The readings this weekend offer so many points to break open that no one homily could include them all -- without a lunch break, that is!
Our Gospel comes from near the end of the first of two distinct endings to John’s Gospel. It celebrates Jesus’ appearance to the apostles as well as the coming of the Holy Spirit – the Pentecost experience. John does not place Pentecost 50 days after Easter. For him, both the Resurrection and Pentecost happen on Easter Sunday, one before dawn and the other, in the evening.
The Apostles were huddled behind locked doors “for fear of the Jews”. There they were: immobilized with fear, terrified that they might be next. They were also guilt-ridden for having abandoned Jesus so miserably.
Jesus came through the locked door and stood before them. We might expect Jesus -- who was betrayed by Judas, denied three times by Peter, and abandoned by all except John -- to lambast the men he had called “friends” at the Last Supper. Some friends! His greeting was “shalom”. He repeated it – perhaps because of the startled looks on his Apostles’ faces when he did not fulminate at them.
He allays their fears with his gift of peace – shalom. He did not remind them of their misdeeds. His one word evaporated their fear and dissipated their guilt. Shalom “made it all better.”
Today’s gospel reminds us of Jesus’ prayer to his father on the cross, “Father, forgive them…” The Jewish and roman authorities that condemned him to death…the throngs that had been amazed at his miracles…wonder-filled at his teaching-with-authority…sated with bread and fish in their empty stomachs …people who had strewn palms in his path when he entered Jerusalem – and screamed “crucify him…We’ll take Barabbas by the end of the week.

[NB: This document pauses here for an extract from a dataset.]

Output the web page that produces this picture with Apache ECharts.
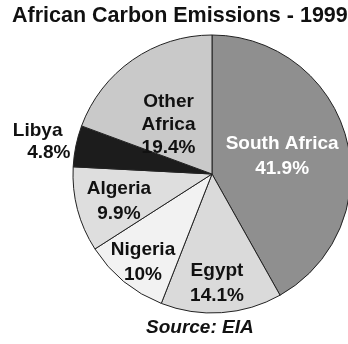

It is not by chance that the worldwide Catholic Church recognizes Jesus’ magnificent forgiveness in today’s remembrance called Divine Mercy Sunday. Pope John-Paul II initiated it in 2000 at the urging of Sr. Faustina Kowalski. Private revelations usually do not move me, but celebrating the extravagant abundance of compassion by Jesus in this Gospel seems appropriate on this day.
Jesus gave us the two great commandments. Surely contained within love is forgiveness, mercy. Today’s celebration of divine mercy highlights a most important aspect of love that is often overlooked, or not even recognized as being, perhaps, the most important and most difficult aspect of love: forgiveness. Disagreements inevitably do happen. There is a solution.
We, the Church, must finally recognize that forgiveness is to love what grease is to gears. In the long run, if there is not forgiveness the relationship of love grinds to a screeching halt.
The apostles’ experience of forgiveness in today’s’ Gospel keeps us rooted in Jesus who forgave his apostles without condition and forgives us the same way. With his loving forgiveness and its effect on us, he sends forth his disciples and us to preach and to practice what we preach.